While it may seem structurally daunting, nay even deadening, Pichon and the buoyant DSO ensured the evening was clear, involving, and musically concise. The program, which consisted of works by two French 17th-18th century French composers, Rameau in the first half, and Gluck in the second (with a Rameau piece to close), was dramatic and fiercely engaging. The orchestra brought a loving energy to the tambourine-tinged prologue to Rameau’s 1739/1744 opera Dardanus, extending that sense of careful control to Gluck’s “Danse des furies” (“The dance of the furies”) from his 1774 opera Orphée et Eurydice. Never one to luxuriate over phrases or lean too far into one section, Pichon teased out the undulating brass and woodwinds sections, perpetually in a dance; this suited the many ballet (/ ballet-influenced) works on the program, but it was also sonically satisfying to note the interplay between instruments, people, and conductor. This program wasn’t “pretty music” simply for the sake of it, but conveyed character, mood, and drama, without hitting its listener over the head or lulling them into passive listening.

DSO Fuchs Janiczek

The Deutsches Symphonie Orchester Berlin with guest Concertmaster Alexander Janiczek and soprano Julie Fuchs. (Photo: mine. Please do not reproduce without permission.)

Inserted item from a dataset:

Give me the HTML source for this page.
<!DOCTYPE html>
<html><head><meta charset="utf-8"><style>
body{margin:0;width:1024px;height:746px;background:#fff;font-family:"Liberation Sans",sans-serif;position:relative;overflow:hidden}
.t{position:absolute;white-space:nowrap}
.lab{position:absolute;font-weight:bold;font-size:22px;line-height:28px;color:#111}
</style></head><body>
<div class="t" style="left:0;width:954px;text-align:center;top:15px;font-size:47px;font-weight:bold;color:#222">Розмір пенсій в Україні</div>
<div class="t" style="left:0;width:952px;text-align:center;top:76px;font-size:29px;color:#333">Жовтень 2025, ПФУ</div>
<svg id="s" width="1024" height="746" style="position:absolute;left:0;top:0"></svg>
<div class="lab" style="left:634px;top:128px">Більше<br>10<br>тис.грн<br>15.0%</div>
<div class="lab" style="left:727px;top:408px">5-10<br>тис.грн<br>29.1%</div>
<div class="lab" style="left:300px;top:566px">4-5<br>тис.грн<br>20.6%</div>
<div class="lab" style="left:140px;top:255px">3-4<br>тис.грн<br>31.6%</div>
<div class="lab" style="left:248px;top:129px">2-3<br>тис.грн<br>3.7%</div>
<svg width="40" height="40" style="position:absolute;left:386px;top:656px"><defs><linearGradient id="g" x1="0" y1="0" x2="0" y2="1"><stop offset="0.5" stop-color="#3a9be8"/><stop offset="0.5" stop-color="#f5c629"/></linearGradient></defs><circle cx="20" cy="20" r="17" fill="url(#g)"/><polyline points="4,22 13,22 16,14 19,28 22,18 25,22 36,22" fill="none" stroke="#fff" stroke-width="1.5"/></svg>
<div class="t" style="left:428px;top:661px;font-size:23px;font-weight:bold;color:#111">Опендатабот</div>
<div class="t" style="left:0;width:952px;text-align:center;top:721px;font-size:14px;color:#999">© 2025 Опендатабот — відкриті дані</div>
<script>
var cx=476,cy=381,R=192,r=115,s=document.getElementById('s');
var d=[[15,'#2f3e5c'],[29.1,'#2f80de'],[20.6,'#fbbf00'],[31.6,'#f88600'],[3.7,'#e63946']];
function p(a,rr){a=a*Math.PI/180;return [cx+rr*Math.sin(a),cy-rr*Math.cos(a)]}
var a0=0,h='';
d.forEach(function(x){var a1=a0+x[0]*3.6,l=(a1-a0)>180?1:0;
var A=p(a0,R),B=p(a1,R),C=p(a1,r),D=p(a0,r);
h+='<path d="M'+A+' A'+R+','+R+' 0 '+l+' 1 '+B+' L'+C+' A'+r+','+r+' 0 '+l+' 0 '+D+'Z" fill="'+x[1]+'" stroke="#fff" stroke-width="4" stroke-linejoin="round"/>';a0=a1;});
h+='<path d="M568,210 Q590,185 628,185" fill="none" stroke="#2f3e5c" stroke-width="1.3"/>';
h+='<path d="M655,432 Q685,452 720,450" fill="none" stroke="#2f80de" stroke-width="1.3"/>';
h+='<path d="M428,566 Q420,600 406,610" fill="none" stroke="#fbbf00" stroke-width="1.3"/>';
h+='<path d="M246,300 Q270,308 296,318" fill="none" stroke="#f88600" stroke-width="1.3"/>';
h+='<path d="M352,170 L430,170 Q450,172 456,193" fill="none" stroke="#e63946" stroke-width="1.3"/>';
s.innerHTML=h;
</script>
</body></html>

The clean lines of the strings section were especially refreshing and were led with charismatic aplomb by guest Concertmaster (and Baroque music specialist) Alexander Janiczek, who shared a special, convivial chemistry with guest soloist, soprano Julie Fuchs, a very last-minute replacement for the ailing Sabine Devielhe. Fuchs, making her DSO debut, soared in her delivery, but smartly paced herself with the material; opening with the prologue “Feuillages verts, naissez” (“Green leaves are born”), Fuchs worked gently around the softly luxurious flute work of Gergely Bodoky, wrapping phrases and gorgeously shaped vowels into sounds that introduced the evening with quiet grace. Her performance of “Viens, hymen” from Rameau’s 1735 opera-ballet Les Indes Galantes (The Amorous Indies) was shot through with both a suitably palpable sadness (which suits the character) as well as a steely clarity. By the evening’s close, Fuchs was in high-flying spirits, bringing a range of vivid colors to “Aux langueurs D’Apollon” (“The languor of Apollo”), from Rameau’s 1745 opera Platée, an innovation for its time in that it was a comic work. Fuchs playfully danced around both conductor Pichon (replacing him at one point on the podium) and Janiczek, modulating texture and bending vowels to create a memorable, comic, deeply felt performance that inspired smiles both on and off the stage. Merci and Vielen Dank, Raphaël, Julie, Alexander, and DSO!